History of the Peloponnesian War
Thucydides
Thucydides. The English works of Thomas Hobbes of Malmesbury. Hobbes, Thomas. translator. London: John Bohn, 1843.
Nevertheless, as far as their means would stretch, it was thought best to stand it out and, getting materials and money where they could have it, to make ready a navy and to make sure of their confederates, especially those of Euboea; and to introduce a greater frugality in the city, and to erect a magistracy of the elder sort, as occasion should be offered to preconsult of the business that passed.
And they were ready, in respect of their present fear (as is the people's fashion), to order every thing aright. And as they resolved this, so they did it. And the summer ended.
The winter following, upon the great overthrow of the Athenians in Sicily, all the Grecians were presently up against them. Those who before were confederates of neither side thought fit no longer, though uncalled, to abstain from the war, but to go against the Athenians of their own accord, as having not only every one severally this thought, that had the Athenians prospered in Sicily they would afterwards have come upon them also, but imagined withal that the rest of the war would be but short, whereof it would be an honour to participate.
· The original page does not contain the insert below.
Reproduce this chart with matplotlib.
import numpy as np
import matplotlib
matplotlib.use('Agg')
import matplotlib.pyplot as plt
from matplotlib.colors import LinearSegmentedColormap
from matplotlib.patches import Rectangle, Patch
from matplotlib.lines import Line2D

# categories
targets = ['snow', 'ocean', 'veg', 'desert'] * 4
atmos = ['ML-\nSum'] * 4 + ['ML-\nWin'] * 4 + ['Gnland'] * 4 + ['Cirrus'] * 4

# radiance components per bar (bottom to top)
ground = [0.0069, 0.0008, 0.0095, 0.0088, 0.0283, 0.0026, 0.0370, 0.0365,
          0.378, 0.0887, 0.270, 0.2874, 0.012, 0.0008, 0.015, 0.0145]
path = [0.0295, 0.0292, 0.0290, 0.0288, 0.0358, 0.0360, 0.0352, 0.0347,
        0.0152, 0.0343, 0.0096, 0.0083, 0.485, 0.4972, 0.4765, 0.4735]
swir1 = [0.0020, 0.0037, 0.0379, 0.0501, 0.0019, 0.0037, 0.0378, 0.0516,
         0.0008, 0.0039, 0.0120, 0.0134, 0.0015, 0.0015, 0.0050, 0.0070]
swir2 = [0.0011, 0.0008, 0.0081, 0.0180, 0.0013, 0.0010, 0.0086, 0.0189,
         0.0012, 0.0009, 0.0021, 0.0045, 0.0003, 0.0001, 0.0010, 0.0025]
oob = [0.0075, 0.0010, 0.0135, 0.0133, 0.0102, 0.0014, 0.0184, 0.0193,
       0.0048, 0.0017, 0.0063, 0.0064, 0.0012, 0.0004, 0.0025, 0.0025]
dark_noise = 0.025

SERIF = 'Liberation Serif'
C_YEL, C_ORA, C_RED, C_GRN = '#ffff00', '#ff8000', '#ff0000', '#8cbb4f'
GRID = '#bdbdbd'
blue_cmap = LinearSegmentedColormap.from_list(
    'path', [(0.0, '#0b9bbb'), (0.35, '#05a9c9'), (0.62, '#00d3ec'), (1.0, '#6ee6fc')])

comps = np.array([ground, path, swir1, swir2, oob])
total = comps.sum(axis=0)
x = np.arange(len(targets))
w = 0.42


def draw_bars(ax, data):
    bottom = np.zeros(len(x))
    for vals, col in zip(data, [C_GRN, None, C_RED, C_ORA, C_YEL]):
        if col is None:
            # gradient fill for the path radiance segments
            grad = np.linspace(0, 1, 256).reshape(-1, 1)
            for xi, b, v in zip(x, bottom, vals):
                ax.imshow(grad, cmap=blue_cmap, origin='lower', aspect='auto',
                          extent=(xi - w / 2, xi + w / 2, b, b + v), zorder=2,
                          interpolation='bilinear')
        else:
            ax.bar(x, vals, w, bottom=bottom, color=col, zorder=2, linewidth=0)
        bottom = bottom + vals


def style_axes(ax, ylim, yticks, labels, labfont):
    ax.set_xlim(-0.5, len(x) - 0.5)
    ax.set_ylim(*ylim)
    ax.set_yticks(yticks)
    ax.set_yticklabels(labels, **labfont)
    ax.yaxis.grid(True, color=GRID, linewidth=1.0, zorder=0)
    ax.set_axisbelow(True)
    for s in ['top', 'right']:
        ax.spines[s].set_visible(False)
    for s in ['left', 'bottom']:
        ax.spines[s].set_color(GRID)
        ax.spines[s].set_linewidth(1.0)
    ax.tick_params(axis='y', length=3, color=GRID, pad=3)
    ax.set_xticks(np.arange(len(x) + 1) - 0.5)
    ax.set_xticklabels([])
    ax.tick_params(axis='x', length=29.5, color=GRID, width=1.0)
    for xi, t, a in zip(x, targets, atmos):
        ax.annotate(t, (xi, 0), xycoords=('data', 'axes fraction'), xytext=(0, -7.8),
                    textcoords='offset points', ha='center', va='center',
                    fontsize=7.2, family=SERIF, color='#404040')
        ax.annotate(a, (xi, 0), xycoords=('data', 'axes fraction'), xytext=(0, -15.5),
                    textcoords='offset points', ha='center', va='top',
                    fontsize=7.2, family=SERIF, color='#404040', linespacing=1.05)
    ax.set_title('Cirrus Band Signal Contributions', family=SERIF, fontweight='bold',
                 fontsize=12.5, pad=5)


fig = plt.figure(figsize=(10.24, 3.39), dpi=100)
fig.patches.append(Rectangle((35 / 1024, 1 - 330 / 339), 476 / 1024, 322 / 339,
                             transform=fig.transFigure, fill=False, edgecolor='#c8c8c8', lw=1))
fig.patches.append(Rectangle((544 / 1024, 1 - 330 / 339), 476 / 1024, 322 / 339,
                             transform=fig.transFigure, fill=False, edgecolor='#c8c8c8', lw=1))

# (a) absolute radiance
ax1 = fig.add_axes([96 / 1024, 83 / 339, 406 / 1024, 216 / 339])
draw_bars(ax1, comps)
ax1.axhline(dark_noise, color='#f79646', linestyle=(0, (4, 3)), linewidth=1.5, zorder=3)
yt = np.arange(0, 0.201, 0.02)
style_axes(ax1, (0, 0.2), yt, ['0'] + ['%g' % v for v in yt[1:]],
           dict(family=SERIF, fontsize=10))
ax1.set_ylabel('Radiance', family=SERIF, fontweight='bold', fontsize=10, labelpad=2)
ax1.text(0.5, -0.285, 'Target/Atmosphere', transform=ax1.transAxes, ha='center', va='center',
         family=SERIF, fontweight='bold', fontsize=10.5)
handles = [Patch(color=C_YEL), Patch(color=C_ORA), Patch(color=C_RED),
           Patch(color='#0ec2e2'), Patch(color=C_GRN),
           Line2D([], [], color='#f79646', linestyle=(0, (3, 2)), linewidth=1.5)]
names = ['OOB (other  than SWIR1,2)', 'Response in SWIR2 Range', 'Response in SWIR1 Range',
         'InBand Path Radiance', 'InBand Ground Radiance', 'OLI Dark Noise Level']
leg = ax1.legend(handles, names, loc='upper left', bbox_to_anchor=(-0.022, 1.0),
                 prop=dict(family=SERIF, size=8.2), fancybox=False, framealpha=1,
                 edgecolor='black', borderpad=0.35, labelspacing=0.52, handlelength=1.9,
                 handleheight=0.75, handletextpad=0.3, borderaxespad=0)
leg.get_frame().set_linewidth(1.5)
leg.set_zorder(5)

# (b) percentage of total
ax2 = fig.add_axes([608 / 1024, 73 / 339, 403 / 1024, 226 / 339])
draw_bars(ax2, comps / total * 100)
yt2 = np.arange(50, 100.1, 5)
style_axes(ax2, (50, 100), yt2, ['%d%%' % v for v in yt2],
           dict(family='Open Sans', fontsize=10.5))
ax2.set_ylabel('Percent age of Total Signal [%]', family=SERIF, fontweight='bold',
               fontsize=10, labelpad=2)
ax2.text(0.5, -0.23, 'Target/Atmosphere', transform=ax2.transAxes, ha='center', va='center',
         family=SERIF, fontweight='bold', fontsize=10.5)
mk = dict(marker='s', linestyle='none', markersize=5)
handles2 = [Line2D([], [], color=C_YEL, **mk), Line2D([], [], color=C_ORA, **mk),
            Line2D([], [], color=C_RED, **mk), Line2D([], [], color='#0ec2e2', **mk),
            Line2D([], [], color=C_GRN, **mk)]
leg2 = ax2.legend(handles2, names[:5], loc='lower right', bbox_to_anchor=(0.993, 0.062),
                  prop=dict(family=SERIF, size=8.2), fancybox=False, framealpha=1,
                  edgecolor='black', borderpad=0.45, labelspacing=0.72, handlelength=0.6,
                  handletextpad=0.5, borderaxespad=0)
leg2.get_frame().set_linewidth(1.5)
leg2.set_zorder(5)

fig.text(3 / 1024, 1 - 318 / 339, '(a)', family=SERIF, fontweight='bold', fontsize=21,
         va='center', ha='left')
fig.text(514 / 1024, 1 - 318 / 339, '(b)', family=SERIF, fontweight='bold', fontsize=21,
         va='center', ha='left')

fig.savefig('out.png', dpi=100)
And such of them as were confederates of the Lacedaemonians longed now more than ever to be freed as soon as might be of their great toil.
But above all, the cities subject to the Athenians were ready, even beyond their ability, to revolt; as they that judged according to their passion, without admitting reason in the matter, that the next summer they were to remain with victory.
But the Lacedaemonians themselves took heart, not only from all this, but also principally from that, that their confederates in Sicily with great power, having another navy now necessarily added to their own, would in all likelihood be with them in the beginning of the spring.